Chief William Scott was sworn in as San Francisco’s police chief today at City Hall. Scott, 52, previously worked as Deputy Chief for the Los Angeles Police Department. He will be the third outside hire for chief in SFPD’s 167-year history despite strong opposition from the Police Officer’s Association.

The Police Officer’s Association had pushed hard for interim-Chief Toney Chaplin who took charge since Chief Suhr was prompted to resign in May. Mayor Ed Lee selected Scott after a nation-wide search and reportedly 60 candidates who applied for the job. 

Chief Scott is taking charge at a time when community members have rallied for strong leadership and reform within the police department. The SFPD has been riddled with criticism including a damning federal review. U.S. Department of Justice’s community-policing division made 272 reforms recommendations that need to be implemented. 

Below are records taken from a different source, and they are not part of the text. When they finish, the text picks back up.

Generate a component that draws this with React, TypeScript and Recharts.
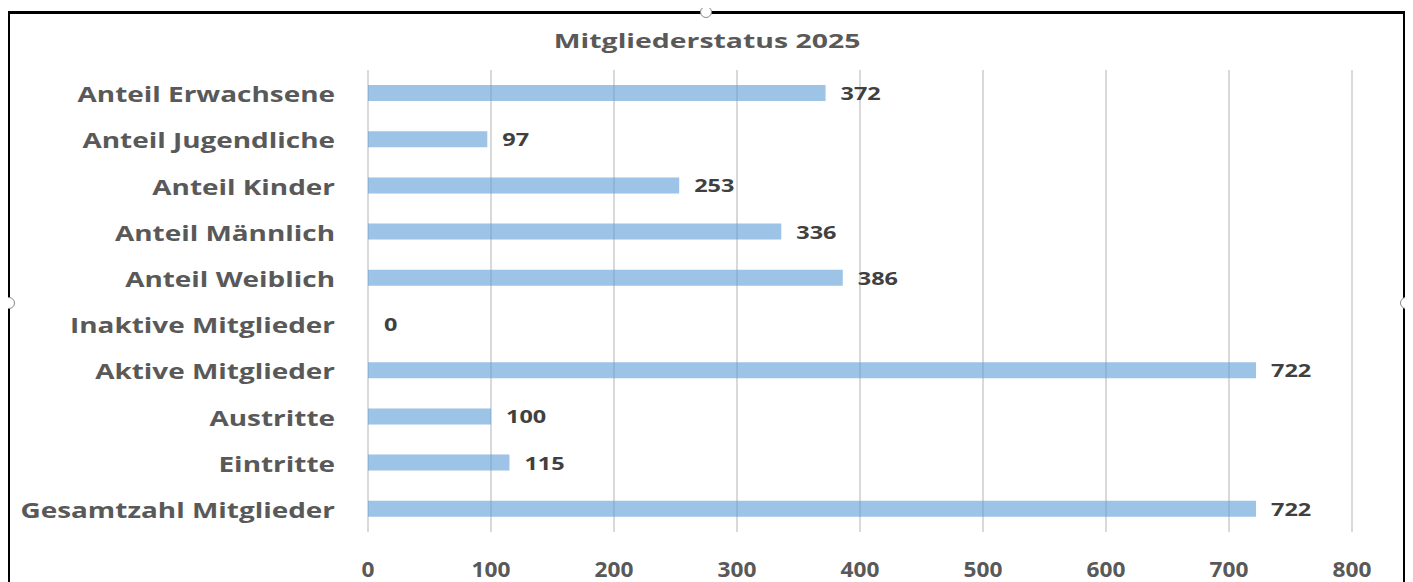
import React from "react";
import { BarChart, Bar, XAxis, YAxis, CartesianGrid, LabelList, Rectangle } from "recharts";

const categories = [
  "Anteil Erwachsene",
  "Anteil Jugendliche",
  "Anteil Kinder",
  "Anteil Männlich",
  "Anteil Weiblich",
  "Inaktive Mitglieder",
  "Aktive Mitglieder",
  "Austritte",
  "Eintritte",
  "Gesamtzahl Mitglieder",
];
const values = [372, 97, 253, 336, 386, 0, 722, 100, 115, 722];
const xTicks = [0, 100, 200, 300, 400, 500, 600, 700, 800];

const data = categories.map((name, i) => ({ name, value: values[i] }));

const FONT = "'Open Sans', sans-serif";
// the source picture is stretched horizontally, so widen the text a bit
const STRETCH = 1.33;

const CategoryTick = (props: any) => {
  const { y, payload } = props;
  return (
    <text
      transform={`translate(335,${y + 9}) scale(${STRETCH},1)`}
      textAnchor="end"
      fill="#595959"
      fontFamily={FONT}
      fontWeight={700}
      fontSize={21}
    >
      {payload.value}
    </text>
  );
};

const ValueTick = (props: any) => {
  const { x, payload } = props;
  return (
    <text
      transform={`translate(${x},577) scale(1.08,1)`}
      textAnchor="middle"
      fill="#595959"
      fontFamily={FONT}
      fontWeight={700}
      fontSize={21}
    >
      {payload.value}
    </text>
  );
};

const ValueLabel = (props: any) => {
  const { x, y, width, height, value } = props;
  return (
    <text
      transform={`translate(${x + width + 15},${y + height / 2 + 7}) scale(1.38,1)`}
      fill="#404040"
      fontFamily={FONT}
      fontWeight={700}
      fontSize={17}
    >
      {value}
    </text>
  );
};

// zero values keep a 1px slot (so the label still shows) but draw nothing
const BarShape = (props: any) => {
  if (!props.value) return <g />;
  return <Rectangle {...props} />;
};

const handle = (left: number, top: number): React.CSSProperties => ({
  position: "absolute",
  left: left - 6,
  top: top - 6,
  width: 10,
  height: 10,
  borderRadius: "50%",
  border: "1px solid #8a8a8a",
  background: "#fff",
});

export default function App() {
  return (
    <div style={{ position: "relative", width: 1413, height: 582, margin: "-8px 0 0 -8px", overflow: "hidden", background: "#fff" }}>
      <div
        style={{
          position: "absolute",
          left: 7,
          top: 11,
          width: 1393,
          height: 620,
          borderTop: "3px solid #000",
          borderLeft: "3px solid #000",
          borderRight: "3px solid #000",
        }}
      />
      <div style={handle(706, 12)} />
      <div style={handle(9, 303)} />
      <div style={handle(1406, 303)} />
      <div
        style={{
          position: "absolute",
          left: 0,
          top: 27,
          width: 1413,
          textAlign: "center",
          fontFamily: FONT,
          fontWeight: 700,
          fontSize: 20,
          color: "#595959",
          transform: "scaleX(1.42)",
          transformOrigin: "705px 0",
        }}
      >
        Mitgliederstatus 2025
      </div>
      <div style={{ position: "absolute", left: 0, top: 0 }}>
        <BarChart
          width={1413}
          height={582}
          data={data}
          layout="vertical"
          margin={{ top: 70, right: 61, bottom: 0, left: 0 }}
          barSize={16}
        >
          <CartesianGrid horizontal={false} stroke="#d9d9d9" strokeWidth={2} />
          <XAxis
            type="number"
            domain={[0, 800]}
            ticks={xTicks}
            axisLine={false}
            tickLine={false}
            height={50}
            tick={<ValueTick />}
            interval={0}
          />
          <YAxis
            type="category"
            dataKey="name"
            width={368}
            axisLine={false}
            tickLine={false}
            tick={<CategoryTick />}
            interval={0}
          />
          <Bar
            dataKey="value"
            fill="#5B9BD5"
            fillOpacity={0.6}
            minPointSize={1}
            shape={<BarShape />}
            isAnimationActive={false}
          >
            <LabelList dataKey="value" content={<ValueLabel />} />
          </Bar>
        </BarChart>
      </div>
    </div>
  );
}
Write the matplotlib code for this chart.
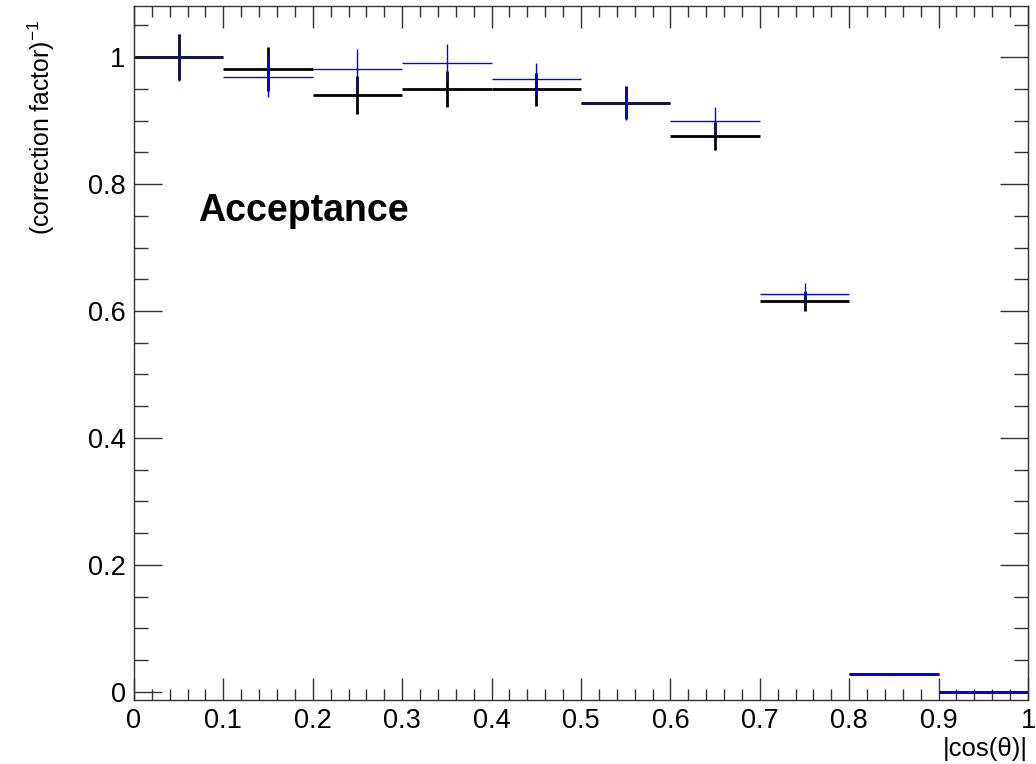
import matplotlib as mpl
mpl.use('Agg')
import matplotlib.pyplot as plt
from matplotlib.ticker import MultipleLocator
import numpy as np

# |cos(theta)| bins and the inverse correction factor in each
bin_edges = np.linspace(0.0, 1.0, 11)
acc_black = [1.0, 0.981, 0.940, 0.950, 0.949, 0.928, 0.875, 0.616, 0.028, 0.0]
err_black = [0.036, 0.034, 0.030, 0.028, 0.026, 0.026, 0.022, 0.016, 0.002, 0.0]
acc_blue = [1.0, 0.969, 0.981, 0.991, 0.965, 0.927, 0.899, 0.626, 0.028, 0.0]
err_blue = [0.037, 0.032, 0.031, 0.029, 0.026, 0.026, 0.022, 0.018, 0.002, 0.0]

plt.rcParams['font.family'] = ['Liberation Sans', 'DejaVu Sans']
plt.rcParams['mathtext.fontset'] = 'custom'
plt.rcParams['mathtext.rm'] = 'Liberation Sans'
plt.rcParams['mathtext.it'] = 'Liberation Sans:italic'

centers = 0.5 * (bin_edges[:-1] + bin_edges[1:])
half_w = 0.5 * np.diff(bin_edges)

fig = plt.figure(figsize=(10.36, 7.64), dpi=100, facecolor='white')
ax = fig.add_axes([0.1293, 0.0838, 0.8630, 0.9083])

ax.errorbar(centers, acc_black, xerr=half_w, yerr=err_black, fmt='none',
            ecolor='black', elinewidth=2.0, capsize=0)
ax.errorbar(centers, acc_blue, xerr=half_w, yerr=err_blue, fmt='none',
            ecolor='#0000ff', elinewidth=1.0, capsize=0)

ax.set_xlim(0, 1)
ax.set_ylim(-0.0126, 1.0803)

ax.xaxis.set_major_locator(MultipleLocator(0.1))
ax.xaxis.set_minor_locator(MultipleLocator(0.02))
ax.yaxis.set_major_locator(MultipleLocator(0.2))
ax.yaxis.set_minor_locator(MultipleLocator(0.05))
ax.xaxis.set_major_formatter(plt.FuncFormatter(lambda v, p: '%g' % round(v, 2)))
ax.yaxis.set_major_formatter(plt.FuncFormatter(lambda v, p: '%g' % round(v, 2)))

ax.tick_params(axis='both', which='both', direction='in', top=True, right=True,
               width=1.0, color='#333333', labelsize=19.5)
ax.tick_params(axis='x', which='major', length=16, pad=6)
ax.tick_params(axis='x', which='minor', length=8)
ax.tick_params(axis='y', which='major', length=20, pad=6)
ax.tick_params(axis='y', which='minor', length=10)
for s in ax.spines.values():
    s.set_linewidth(1.0)
    s.set_color('#333333')

ax.set_ylabel(r'(correction factor)$^{-1}$', fontsize=17.8, loc='top')
ax.yaxis.set_label_coords(-0.086, 0.98)
ax.set_xlabel(r'|cos(θ)|', fontsize=18.5, loc='right', labelpad=2)

ax.text(0.0715, 0.742, 'Acceptance', fontsize=27, fontweight='bold',
        va='baseline', ha='left')

fig.savefig('out.png', dpi=100)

Scott plans to live in San Francisco where he’s already started doing the rounds and meeting station houses and colleagues in law enforcement. 

The Chief has no time to lose as he takes office and would have to deal with the plethora of issues facing the police department: Implementing reforms despite strong opposition from the Police Officer’s Union, building trust and relationship within the department with officers who may be skeptical of an outsider and improving SFPD’s long-fraught relationship with the community.